Departmental deficiency

Conflicts occurring between individuals and departments within a company are due to bad internal management and can be easily averted, says Colum Lowe

At some stage or other we have all been burnt by the internal politics of our retail clients. It’s the reason why earth-shatteringly good work doesn’t get implemented and if you think corporate politics is bad when working externally, try working internally where the word takes on a whole new level of significance. But what actually is it?

Politics is the natural result of how organisations are structured, so to help you understand here is a brief synopsis of a typical retail structure. The first aim of any retailer is to ‘get product to market’, so the Buying Department is important, as is the Logistics Department, which works out the most cost-effective way to get the product to the outlets. The Property Department buys and manages these outlets and the Display or Format Department fits them out based on drawings received from the Planning Department, which, in turn, produces its plans based on the Merchandising Department’s planograms, which it works hand-in-hand with the Buying and Planning Departments to produce (with me so far?).

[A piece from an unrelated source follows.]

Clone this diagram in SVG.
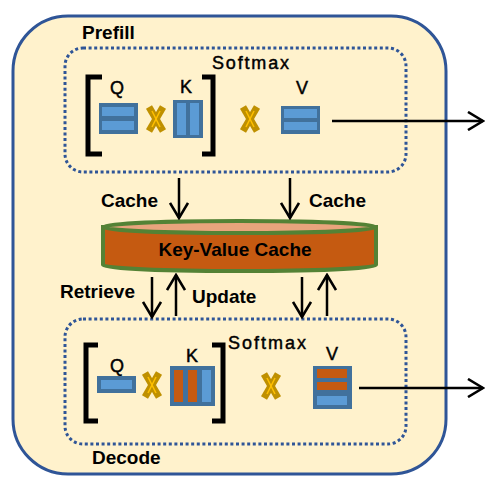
<svg xmlns="http://www.w3.org/2000/svg" width="490" height="489" viewBox="0 0 490 489">
<defs>
<style>
.t{font-family:"Liberation Sans",Arial,sans-serif;font-weight:bold;font-size:19px;fill:#000}
.r{font-family:"Liberation Sans",Arial,sans-serif;font-size:18px;fill:#000;stroke:#000;stroke-width:0.45}
.dot{fill:none;stroke:#2F5597;stroke-width:3;stroke-dasharray:3 2.6}
.mx{fill:#41719C}
.lb{fill:#5B9BD5}
.or{fill:#C55A11}
.br{fill:none;stroke:#000;stroke-width:5}
.ar{fill:none;stroke:#000;stroke-width:2.5;marker-end:url(#ah)}
.xo{stroke:#BF9000;stroke-width:7;stroke-linecap:butt}
.xi{stroke:#FFC000;stroke-width:1.6}
</style>
<marker id="ah" viewBox="0 0 18 20" refX="16" refY="10" markerWidth="18" markerHeight="20" markerUnits="userSpaceOnUse" orient="auto">
<path d="M1,1 L16,10 L1,19" fill="none" stroke="#000" stroke-width="2.6"/>
</marker>
<g id="xmark">
<line class="xo" x1="-7" y1="-12" x2="7" y2="12"/>
<line class="xo" x1="7" y1="-12" x2="-7" y2="12"/>
<line class="xi" x1="-4" y1="-8" x2="4" y2="8"/>
<line class="xi" x1="4" y1="-8" x2="-4" y2="8"/>
</g>
</defs>
<g id="outer">
<rect x="13" y="16" width="433" height="458" rx="55" fill="#FFF2CC" stroke="#2F5597" stroke-width="3"/>
<text class="t" x="82" y="39">Prefill</text>
<text class="t" x="92" y="464">Decode</text>
</g>
<g id="prefill">
<rect class="dot" x="65" y="48" width="341" height="124" rx="18"/>
<text class="r" x="212" y="69" font-size="19.5" textLength="77">Softmax</text>
<path class="br" d="M102,77 L88,77 L88,154 L102,154"/>
<path class="br" d="M202,77 L213,77 L213,154 L202,154"/>
<text class="r" x="117" y="94" text-anchor="middle">Q</text>
<rect class="mx" x="99" y="103" width="39" height="31"/>
<rect class="lb" x="102" y="107" width="32" height="9"/>
<rect class="lb" x="102" y="121" width="32" height="9"/>
<use href="#xmark" x="156" y="119"/>
<text class="r" x="186" y="93" text-anchor="middle">K</text>
<rect class="mx" x="173" y="100" width="30" height="38"/>
<rect class="lb" x="177" y="103" width="9" height="32"/>
<rect class="lb" x="190" y="103" width="9" height="32"/>
<use href="#xmark" x="250" y="119"/>
<text class="r" x="302" y="94" text-anchor="middle">V</text>
<rect class="mx" x="281" y="106" width="39" height="28"/>
<rect class="lb" x="284" y="109" width="33" height="9"/>
<rect class="lb" x="284" y="122" width="33" height="8"/>
</g>
<g id="kvcache">
<path d="M103,227 L103,265 A136.5,6 0 0 0 376,265 L376,227 Z" fill="#C55A11" stroke="#548235" stroke-width="4"/>
<ellipse cx="239.5" cy="227" rx="136.5" ry="6" fill="#E8A47C" stroke="#548235" stroke-width="4"/>
<text class="t" x="235" y="256" text-anchor="middle" font-size="19.5">Key-Value Cache</text>
</g>
<g id="decode">
<rect class="dot" x="65" y="319" width="341" height="125" rx="18"/>
<text class="r" x="228" y="349" font-size="19.5" textLength="78">Softmax</text>
<path class="br" d="M98,345 L86,345 L86,421 L98,421"/>
<path class="br" d="M212,345 L223,345 L223,421 L212,421"/>
<text class="r" x="117" y="372" text-anchor="middle">Q</text>
<rect class="mx" x="97" y="376" width="39" height="17"/>
<rect class="lb" x="101" y="380" width="31" height="9"/>
<use href="#xmark" x="152" y="385"/>
<text class="r" x="192" y="362" text-anchor="middle">K</text>
<rect class="mx" x="170" y="366" width="45" height="40"/>
<rect class="or" x="174" y="370" width="9" height="32"/>
<rect class="or" x="188" y="370" width="9" height="32"/>
<rect class="lb" x="202" y="370" width="9" height="32"/>
<use href="#xmark" x="271" y="386"/>
<text class="r" x="332" y="360" text-anchor="middle">V</text>
<rect class="mx" x="313" y="366" width="39" height="43"/>
<rect class="or" x="317" y="369" width="30" height="9"/>
<rect class="or" x="317" y="382" width="30" height="8"/>
<rect class="lb" x="317" y="396" width="30" height="9"/>
</g>
<g id="connectors">
<line class="ar" x1="332" y1="121" x2="483" y2="121"/>
<line class="ar" x1="359" y1="388" x2="483" y2="388"/>
<line class="ar" x1="179" y1="178" x2="179" y2="218"/>
<line class="ar" x1="290" y1="178" x2="290" y2="218"/>
<line class="ar" x1="152" y1="277" x2="152" y2="317"/>
<line class="ar" x1="176" y1="316" x2="176" y2="275"/>
<line class="ar" x1="302" y1="277" x2="302" y2="317"/>
<line class="ar" x1="327" y1="316" x2="327" y2="275"/>
<text class="t" x="101" y="207">Cache</text>
<text class="t" x="309" y="207">Cache</text>
<text class="t" x="60" y="298" textLength="75">Retrieve</text>
<text class="t" x="192" y="303">Update</text>
</g>
</svg>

The Marketing Department also works hand-in-hand with the buyers to create a price and promotions structure, and therefore also has to work with the Logistics and Merchandising Departments to ensure enough promoted lines get to store. The Marketing Department also deals with brand values.

Who have I left out? Nothing would work if there were no staff, so HR is vital, then there’s the Finance Department and these days there might also be an IT, a PR, and even a Design Department. I could go on but I’ll spare you the agony.

All these departments work closely together for the greater good of the organisation… yeah, right. Organisations, like society in general, worship the individual; individuals, not teams, get promoted or demoted and are given share options. Individuals get recruited for their specific expertise and are made redundant once the need for their skills has passed. It is these same individuals, with all their insecurities and secret ambitions, who run the departments like their own personal empires and turn corporate life into one big game of chess, constantly manoeuvring and positioning themselves in the hope of corporate advancement (or at the least corporate stalemate). Sounds exciting, and it is, but it can also be destructive and counterproductive.

Into this already hostile arena throw a design project and a new external ‘player’ and watch all-out war ensue. A large-scale design project will have a direct impact on many departmental heads, but can be managed by only one, forcing the other departmental heads into a situation where they will be held partially accountable for something they are not responsible for producing, which is quite a risky position to be in. The result is often managers either desperately trying to influence a project when uninvited to do so or desperately trying to wash their hands of it when their input is critical to success.

So, what to do? Simple, don’t leave the management of internal departmental heads to other internal departmental heads, do it yourself. It may sound like a lot of effort, but the pain inflicted when a project goes wrong or ‘turns political’ is a lot worse.

Isn’t that the role of the design manager? In theory, yes, but internal managers are often too busy to do their jobs as well as they’d like, they may have bad working relationships with other managers already, or just be bad at their job. It’s too important to leave to someone else and, in reality, it doesn’t take long to sit down with people one-to-one and explain what you’re trying to achieve. It’s only fair, you’re about to throw their world into chaos, at least try to understand how it will impact on their workloads and processes and take on board their comments. Try to involve them in the process at all times; send them copies of presentations, so they can inform their teams and see how their comments have been actioned. It’s about managing the managers, good communication and expectation management, something we in the design industry should be good at, but rarely are, as it takes time and effort that could be spent on creativity.

Ultimately organisations aren’t political; individuals are. There is no such thing as corporate politics. There are only good and bad managers, both on the client side and, more relevantly, in design consultancies themselves.